The recent increase in bike accidents and bike traffic on campus has led the University Board of Transportation Safety (UBTS) to reconsider permitted transportation option for students. After careful consideration, the board has decided that the most effective method to prevent bike accidents is to ban bicycles on campus altogether, effective immediately.
The CSU police department will no longer be providing bike registration, and instead will issue tickets to any student caught endangering the CSU population by riding a bicycle. The UBTS is encouraging students to adopt safer methods of transportation, such as unicycles, roller blades and hover boards. The president of the board, Rodger Tramway, said these methods are superior and will usher CSU into the new age of student transportation.

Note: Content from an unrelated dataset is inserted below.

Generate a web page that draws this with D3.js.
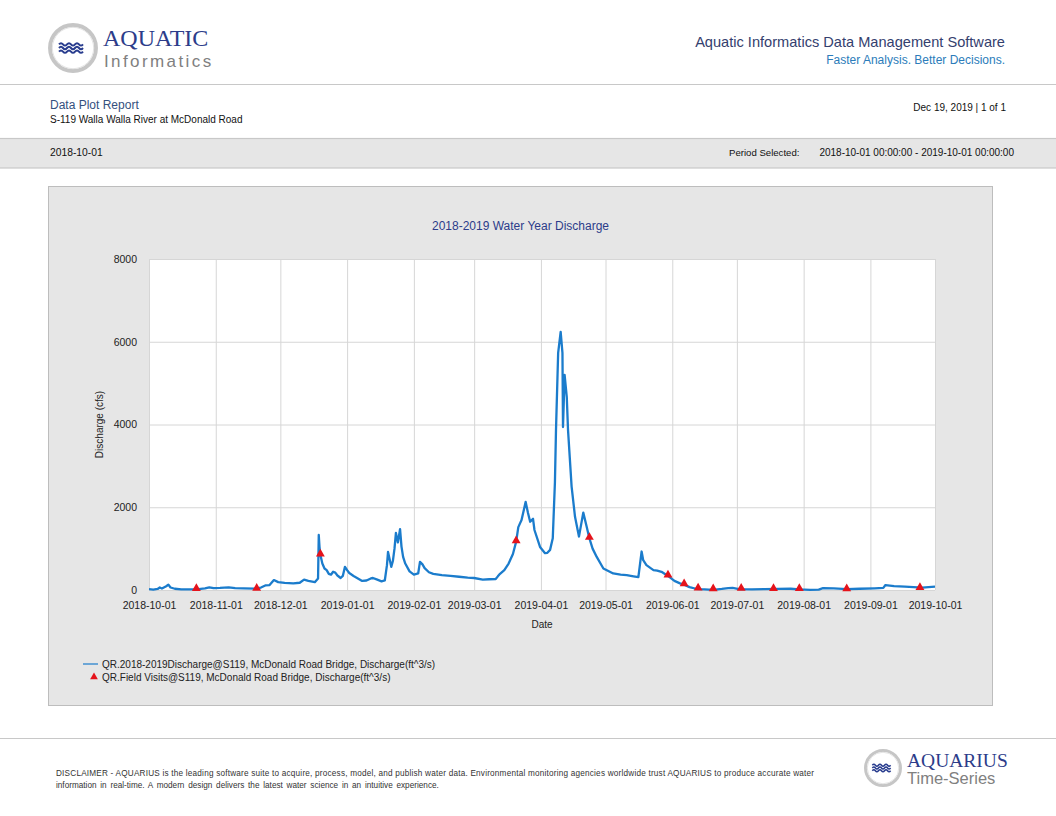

“Bikes were really just a terrible idea,” Tramway said. “At CSU, we pride ourselves on a safe and efficient campus atmosphere. With the new ban, we anticipate a 100 percent decrease in the number of bike-related accidents.”
The graduate department of statistics supports this claim. According to their findings, bike accidents are logically impossible in the absence of bikes.
Sophomore Susan Walking, a psychology major, believes that this move is long overdue.
“I can’t believe that it’s the 21st century and we’re still riding bikes,” Walking said. “We have so many options that don’t endanger people- I’ve been hit while riding so many times. I’ve decided to learn unicycling to protect my friends and myself from the unpredictable dangers of bicycles.”
The ban is expected to cut down on previously bike-dedicated parking space and free up room for planned first-aid stations. In addition, the existing bike infrastructure on campus can be easily adapted for non-bike transportation. Self-balancing hover-boards are already used by several students to travel between classes, and are available for purchase starting at $800. Some students have found models for as low as $200, but the Collegian recommends also purchasing a fire extinguisher.
Not all students are thrilled by the ban. David Real, a freshman engineer, remains skeptical of the potential benefits.
“Are you people insane?” Real said. “Is this some kind of joke?”